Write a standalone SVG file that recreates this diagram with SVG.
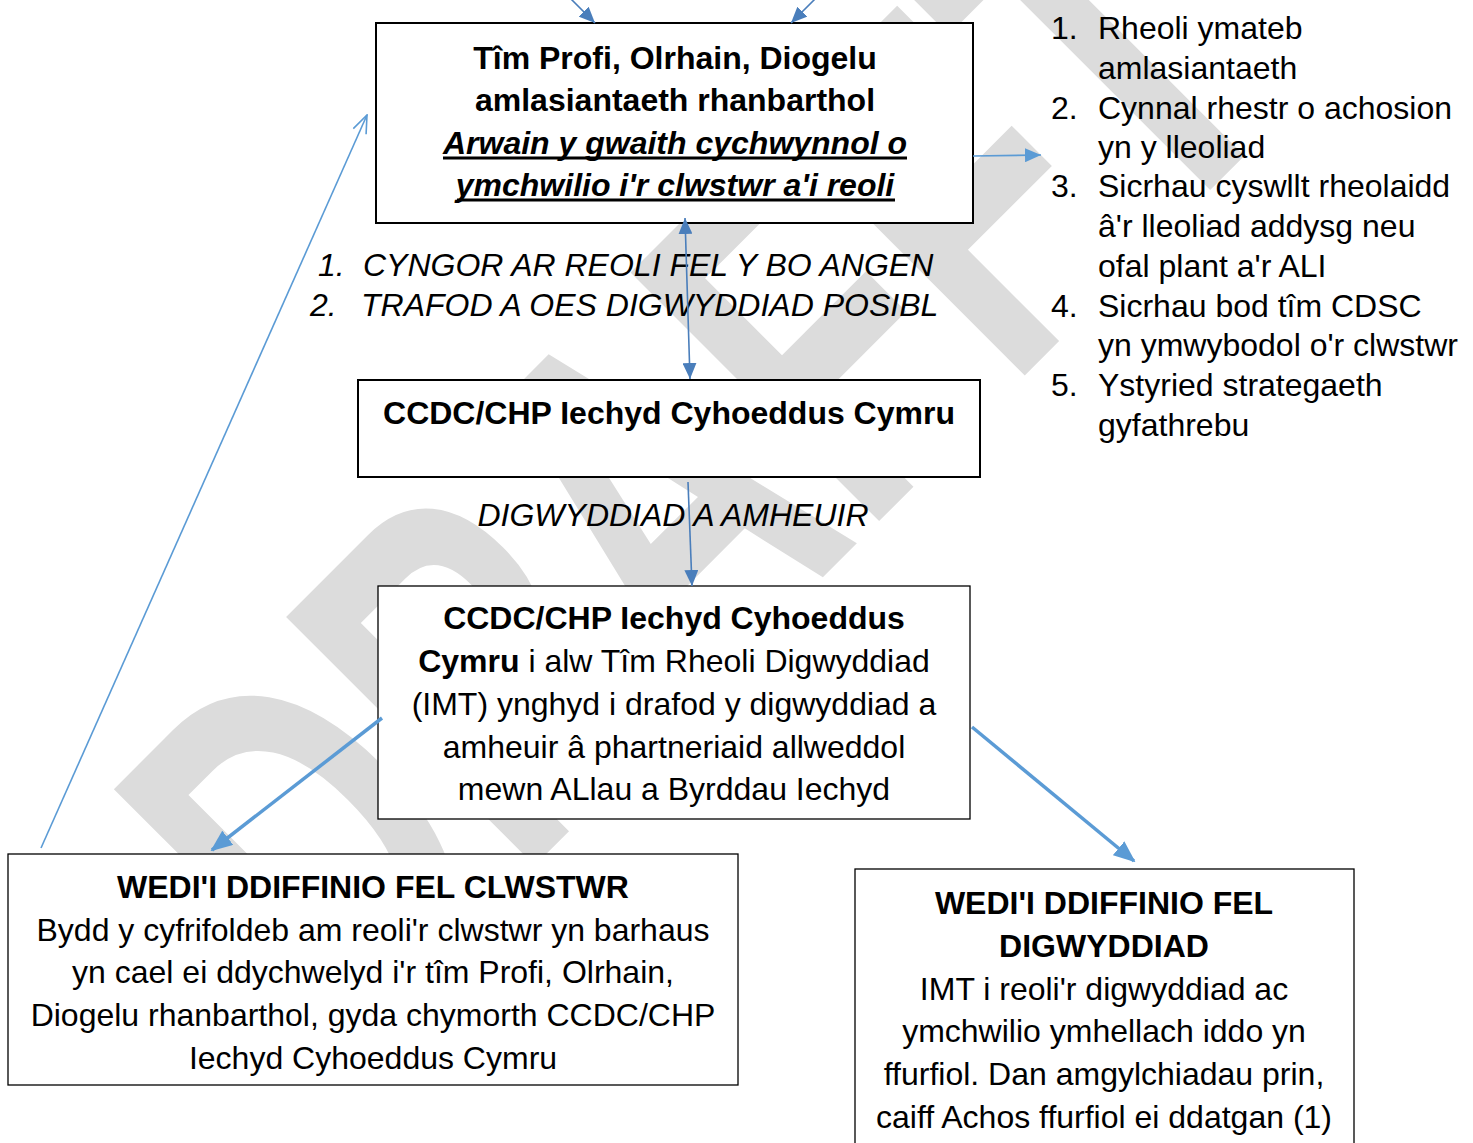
<svg xmlns="http://www.w3.org/2000/svg" width="1473" height="1143" viewBox="0 0 1473 1143">
<style>
.t{font-family:"Liberation Sans",Arial,sans-serif;font-size:32px;fill:#000}
.b{font-weight:bold}
.i{font-style:italic}
.m{text-anchor:middle}
.box{fill:#fff;stroke:#000}
.wm{font-family:"Liberation Sans",Arial,sans-serif;font-weight:bold;font-size:511px;fill:#dcdcdc}
.c1{fill:none;stroke:#4a7ebb;stroke-width:1.6}
.c2{fill:none;stroke:#5b9bd5;stroke-width:1.6}
.c3{fill:none;stroke:#5b9bd5;stroke-width:3.5}
</style>
<defs>
<marker id="ah" viewBox="0 0 16 14" refX="16" refY="7" markerWidth="16" markerHeight="14" markerUnits="userSpaceOnUse" orient="auto-start-reverse"><path d="M0,0 L16,7 L0,14 z" fill="#4a7ebb"/></marker>
<marker id="ah2" viewBox="0 0 16 14" refX="16" refY="7" markerWidth="16" markerHeight="14" markerUnits="userSpaceOnUse" orient="auto"><path d="M0,0 L16,7 L0,14 z" fill="#5b9bd5"/></marker>
<marker id="ahT" viewBox="0 0 22 18" refX="20" refY="9" markerWidth="22" markerHeight="18" markerUnits="userSpaceOnUse" orient="auto"><path d="M0,0 L22,9 L0,18 z" fill="#5b9bd5"/></marker>
<marker id="ahO" viewBox="0 0 20 16" refX="19" refY="8" markerWidth="20" markerHeight="16" markerUnits="userSpaceOnUse" orient="auto"><path d="M1,1 L19,8 L1,15" fill="none" stroke="#5b9bd5" stroke-width="1.6"/></marker>
</defs>
<rect width="1473" height="1143" fill="#fff"/>
<text class="wm" transform="translate(346.5,1053.7) rotate(-45) scale(0.66,1)">DRAFFT</text>

<g id="n-team">
<rect class="box" x="376" y="23" width="597" height="200" stroke-width="2"/>
<text class="t b m" x="675" y="69">Tîm Profi, Olrhain, Diogelu</text>
<text class="t b m" x="675" y="111">amlasiantaeth rhanbarthol</text>
<text class="t b i m" x="675" y="154">Arwain y gwaith cychwynnol o</text>
<rect x="443" y="156.5" width="464" height="3" fill="#000"/>
<text class="t b i m" x="675" y="196">ymchwilio i'r clwstwr a'i reoli</text>
<rect x="457" y="198.5" width="438" height="3" fill="#000"/>
</g>

<g id="n-advice">
<text class="t i" x="318" y="276">1.</text>
<text class="t i" x="363" y="276">CYNGOR AR REOLI FEL Y BO ANGEN</text>
<text class="t i" x="310" y="316">2.</text>
<text class="t i" x="361" y="316">TRAFOD A OES DIGWYDDIAD POSIBL</text>
</g>

<g id="n-list">
<text class="t" x="1051" y="39">1.</text><text class="t" x="1098" y="39">Rheoli ymateb</text>
<text class="t" x="1098" y="79">amlasiantaeth</text>
<text class="t" x="1051" y="119">2.</text><text class="t" x="1098" y="119">Cynnal rhestr o achosion</text>
<text class="t" x="1098" y="158">yn y lleoliad</text>
<text class="t" x="1051" y="197">3.</text><text class="t" x="1098" y="197">Sicrhau cyswllt rheolaidd</text>
<text class="t" x="1098" y="237">â'r lleoliad addysg neu</text>
<text class="t" x="1098" y="277">ofal plant a'r ALI</text>
<text class="t" x="1051" y="317">4.</text><text class="t" x="1098" y="317">Sicrhau bod tîm CDSC</text>
<text class="t" x="1098" y="356">yn ymwybodol o'r clwstwr</text>
<text class="t" x="1051" y="396">5.</text><text class="t" x="1098" y="396">Ystyried strategaeth</text>
<text class="t" x="1098" y="436">gyfathrebu</text>
</g>

<g id="n-ccdc">
<rect class="box" x="358" y="380" width="622" height="97" stroke-width="2"/>
<text class="t b m" x="669" y="424">CCDC/CHP Iechyd Cyhoeddus Cymru</text>
</g>

<g id="n-suspected">
<text class="t i m" x="673" y="526">DIGWYDDIAD A AMHEUIR</text>
</g>

<g id="n-imt">
<rect class="box" x="378" y="586" width="592" height="233" stroke-width="1.3"/>
<text class="t b m" x="674" y="629">CCDC/CHP Iechyd Cyhoeddus</text>
<text class="t m" x="674" y="672"><tspan class="b">Cymru</tspan> i alw Tîm Rheoli Digwyddiad</text>
<text class="t m" x="674" y="715">(IMT) ynghyd i drafod y digwyddiad a</text>
<text class="t m" x="674" y="758">amheuir â phartneriaid allweddol</text>
<text class="t m" x="674" y="800">mewn ALlau a Byrddau Iechyd</text>
</g>

<g id="n-cluster">
<rect class="box" x="8" y="854" width="730" height="231" stroke-width="1.3"/>
<text class="t b m" x="373" y="898">WEDI'I DDIFFINIO FEL CLWSTWR</text>
<text class="t m" x="373" y="941">Bydd y cyfrifoldeb am reoli'r clwstwr yn barhaus</text>
<text class="t m" x="373" y="983">yn cael ei ddychwelyd i'r tîm Profi, Olrhain,</text>
<text class="t m" x="373" y="1026">Diogelu rhanbarthol, gyda chymorth CCDC/CHP</text>
<text class="t m" x="373" y="1069">Iechyd Cyhoeddus Cymru</text>
</g>

<g id="n-incident">
<rect class="box" x="855" y="869" width="499" height="290" stroke-width="1.3"/>
<text class="t b m" x="1104" y="914">WEDI'I DDIFFINIO FEL</text>
<text class="t b m" x="1104" y="957">DIGWYDDIAD</text>
<text class="t m" x="1104" y="1000">IMT i reoli'r digwyddiad ac</text>
<text class="t m" x="1104" y="1042">ymchwilio ymhellach iddo yn</text>
<text class="t m" x="1104" y="1085">ffurfiol. Dan amgylchiadau prin,</text>
<text class="t m" x="1104" y="1128">caiff Achos ffurfiol ei ddatgan (1)</text>
</g>

<g id="connectors">
<path class="c1" d="M560,-12 L595,23" marker-end="url(#ah)"/>
<path class="c1" d="M826,-12 L791,23" marker-end="url(#ah)"/>
<path class="c1" d="M685,218 L690,379" marker-start="url(#ah)" marker-end="url(#ah)"/>
<path class="c1" d="M688,482 L692,586" marker-end="url(#ah)"/>
<path class="c2" d="M973,156 L1041,155" marker-end="url(#ah2)"/>
<path class="c3" d="M382,718 L212,850" marker-end="url(#ahT)"/>
<path class="c3" d="M972,727 L1134,861" marker-end="url(#ahT)"/>
<path class="c2" d="M41,848 L367,115" marker-end="url(#ahO)"/>
</g>
</svg>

PROBLEM TO WORK ON: Are you able to set down all the lines above exactly, without any pictures?

ANSWER TO THE EXERCISE:
Write a standalone SVG file that recreates this diagram with SVG.
<svg xmlns="http://www.w3.org/2000/svg" width="1473" height="1143" viewBox="0 0 1473 1143">
<style>
.t{font-family:"Liberation Sans",Arial,sans-serif;font-size:32px;fill:#000}
.b{font-weight:bold}
.i{font-style:italic}
.m{text-anchor:middle}
.box{fill:#fff;stroke:#000}
.wm{font-family:"Liberation Sans",Arial,sans-serif;font-weight:bold;font-size:511px;fill:#dcdcdc}
.c1{fill:none;stroke:#4a7ebb;stroke-width:1.6}
.c2{fill:none;stroke:#5b9bd5;stroke-width:1.6}
.c3{fill:none;stroke:#5b9bd5;stroke-width:3.5}
</style>
<defs>
<marker id="ah" viewBox="0 0 16 14" refX="16" refY="7" markerWidth="16" markerHeight="14" markerUnits="userSpaceOnUse" orient="auto-start-reverse"><path d="M0,0 L16,7 L0,14 z" fill="#4a7ebb"/></marker>
<marker id="ah2" viewBox="0 0 16 14" refX="16" refY="7" markerWidth="16" markerHeight="14" markerUnits="userSpaceOnUse" orient="auto"><path d="M0,0 L16,7 L0,14 z" fill="#5b9bd5"/></marker>
<marker id="ahT" viewBox="0 0 22 18" refX="20" refY="9" markerWidth="22" markerHeight="18" markerUnits="userSpaceOnUse" orient="auto"><path d="M0,0 L22,9 L0,18 z" fill="#5b9bd5"/></marker>
<marker id="ahO" viewBox="0 0 20 16" refX="19" refY="8" markerWidth="20" markerHeight="16" markerUnits="userSpaceOnUse" orient="auto"><path d="M1,1 L19,8 L1,15" fill="none" stroke="#5b9bd5" stroke-width="1.6"/></marker>
</defs>
<rect width="1473" height="1143" fill="#fff"/>
<text class="wm" transform="translate(346.5,1053.7) rotate(-45) scale(0.66,1)">DRAFFT</text>

<g id="n-team">
<rect class="box" x="376" y="23" width="597" height="200" stroke-width="2"/>
<text class="t b m" x="675" y="69">Tîm Profi, Olrhain, Diogelu</text>
<text class="t b m" x="675" y="111">amlasiantaeth rhanbarthol</text>
<text class="t b i m" x="675" y="154">Arwain y gwaith cychwynnol o</text>
<rect x="443" y="156.5" width="464" height="3" fill="#000"/>
<text class="t b i m" x="675" y="196">ymchwilio i'r clwstwr a'i reoli</text>
<rect x="457" y="198.5" width="438" height="3" fill="#000"/>
</g>

<g id="n-advice">
<text class="t i" x="318" y="276">1.</text>
<text class="t i" x="363" y="276">CYNGOR AR REOLI FEL Y BO ANGEN</text>
<text class="t i" x="310" y="316">2.</text>
<text class="t i" x="361" y="316">TRAFOD A OES DIGWYDDIAD POSIBL</text>
</g>

<g id="n-list">
<text class="t" x="1051" y="39">1.</text><text class="t" x="1098" y="39">Rheoli ymateb</text>
<text class="t" x="1098" y="79">amlasiantaeth</text>
<text class="t" x="1051" y="119">2.</text><text class="t" x="1098" y="119">Cynnal rhestr o achosion</text>
<text class="t" x="1098" y="158">yn y lleoliad</text>
<text class="t" x="1051" y="197">3.</text><text class="t" x="1098" y="197">Sicrhau cyswllt rheolaidd</text>
<text class="t" x="1098" y="237">â'r lleoliad addysg neu</text>
<text class="t" x="1098" y="277">ofal plant a'r ALI</text>
<text class="t" x="1051" y="317">4.</text><text class="t" x="1098" y="317">Sicrhau bod tîm CDSC</text>
<text class="t" x="1098" y="356">yn ymwybodol o'r clwstwr</text>
<text class="t" x="1051" y="396">5.</text><text class="t" x="1098" y="396">Ystyried strategaeth</text>
<text class="t" x="1098" y="436">gyfathrebu</text>
</g>

<g id="n-ccdc">
<rect class="box" x="358" y="380" width="622" height="97" stroke-width="2"/>
<text class="t b m" x="669" y="424">CCDC/CHP Iechyd Cyhoeddus Cymru</text>
</g>

<g id="n-suspected">
<text class="t i m" x="673" y="526">DIGWYDDIAD A AMHEUIR</text>
</g>

<g id="n-imt">
<rect class="box" x="378" y="586" width="592" height="233" stroke-width="1.3"/>
<text class="t b m" x="674" y="629">CCDC/CHP Iechyd Cyhoeddus</text>
<text class="t m" x="674" y="672"><tspan class="b">Cymru</tspan> i alw Tîm Rheoli Digwyddiad</text>
<text class="t m" x="674" y="715">(IMT) ynghyd i drafod y digwyddiad a</text>
<text class="t m" x="674" y="758">amheuir â phartneriaid allweddol</text>
<text class="t m" x="674" y="800">mewn ALlau a Byrddau Iechyd</text>
</g>

<g id="n-cluster">
<rect class="box" x="8" y="854" width="730" height="231" stroke-width="1.3"/>
<text class="t b m" x="373" y="898">WEDI'I DDIFFINIO FEL CLWSTWR</text>
<text class="t m" x="373" y="941">Bydd y cyfrifoldeb am reoli'r clwstwr yn barhaus</text>
<text class="t m" x="373" y="983">yn cael ei ddychwelyd i'r tîm Profi, Olrhain,</text>
<text class="t m" x="373" y="1026">Diogelu rhanbarthol, gyda chymorth CCDC/CHP</text>
<text class="t m" x="373" y="1069">Iechyd Cyhoeddus Cymru</text>
</g>

<g id="n-incident">
<rect class="box" x="855" y="869" width="499" height="290" stroke-width="1.3"/>
<text class="t b m" x="1104" y="914">WEDI'I DDIFFINIO FEL</text>
<text class="t b m" x="1104" y="957">DIGWYDDIAD</text>
<text class="t m" x="1104" y="1000">IMT i reoli'r digwyddiad ac</text>
<text class="t m" x="1104" y="1042">ymchwilio ymhellach iddo yn</text>
<text class="t m" x="1104" y="1085">ffurfiol. Dan amgylchiadau prin,</text>
<text class="t m" x="1104" y="1128">caiff Achos ffurfiol ei ddatgan (1)</text>
</g>

<g id="connectors">
<path class="c1" d="M560,-12 L595,23" marker-end="url(#ah)"/>
<path class="c1" d="M826,-12 L791,23" marker-end="url(#ah)"/>
<path class="c1" d="M685,218 L690,379" marker-start="url(#ah)" marker-end="url(#ah)"/>
<path class="c1" d="M688,482 L692,586" marker-end="url(#ah)"/>
<path class="c2" d="M973,156 L1041,155" marker-end="url(#ah2)"/>
<path class="c3" d="M382,718 L212,850" marker-end="url(#ahT)"/>
<path class="c3" d="M972,727 L1134,861" marker-end="url(#ahT)"/>
<path class="c2" d="M41,848 L367,115" marker-end="url(#ahO)"/>
</g>
</svg>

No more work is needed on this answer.